I probably would be at work today had I not learned of my Uncle Van's unexpected death upon return from the VA. This news overwhelmed me to submission though I really was unable to feel much of anything. Uncle Van was the last remaining sibling of my mother. I always expected he would eventually be the sole survivor but nothing is predicable when it comes to death. I don't wish for any reader to get the impression that I am seeking pity from this journal entry for that isn't the case. This has just been an outlet I sometimes use to process things and I know there are some who find my thoughts resourceful at times. I just record it as I see it.

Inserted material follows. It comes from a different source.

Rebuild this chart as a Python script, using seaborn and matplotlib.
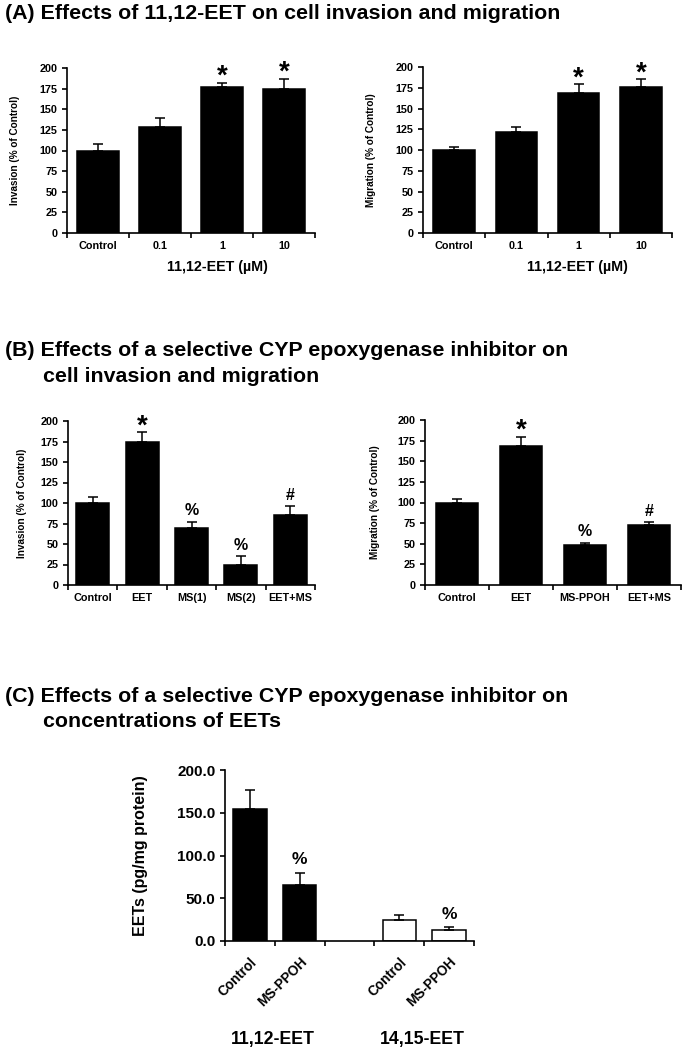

Sometimes life is very sad and unpleasant but there is always a silver lining if we have the patience to wait and seek. Yesterday, I began to grieve yet I felt a sense of rebirth in many ways. I began to open up and allow others to help me realistically face life more completely. I rekindled some old friendships. I witnessed the peacefulness of a baby bunny walk quietly by my feet as two squirrels played on the tree trunk next to me. I accepted the offer from my nephews' dog to rub his belly as he enjoyed the contact and attention. I wasn't ready for the face licking yet and had to decline that offer. I touched a newborn baby yesterday. I realized from the grief that without it none of these simple things would have much meaning for there would be lack of a valid point of reference. For me personally, the greatest lesson of the past week is to stop hiding behind my work and to learn to live more fully. I wish to thank all who have expressed love through your prayers and concerns. May God bless you.
Reader Comments (2)
I appreciate your processing of your work and dealing with your own issues.
I'm thinking of pursuing psychology and I know that I've been guilty of w/o realizing, of others 'stuff' as a massage therapist. I tend to be very empathic, and this is something to monitor as I enter the world as a facilitator to change.
I thank you for the courage to admit that to yourself but to post it as well. You keep yourself in integrity, and it gives me inspiration as well. Thank you!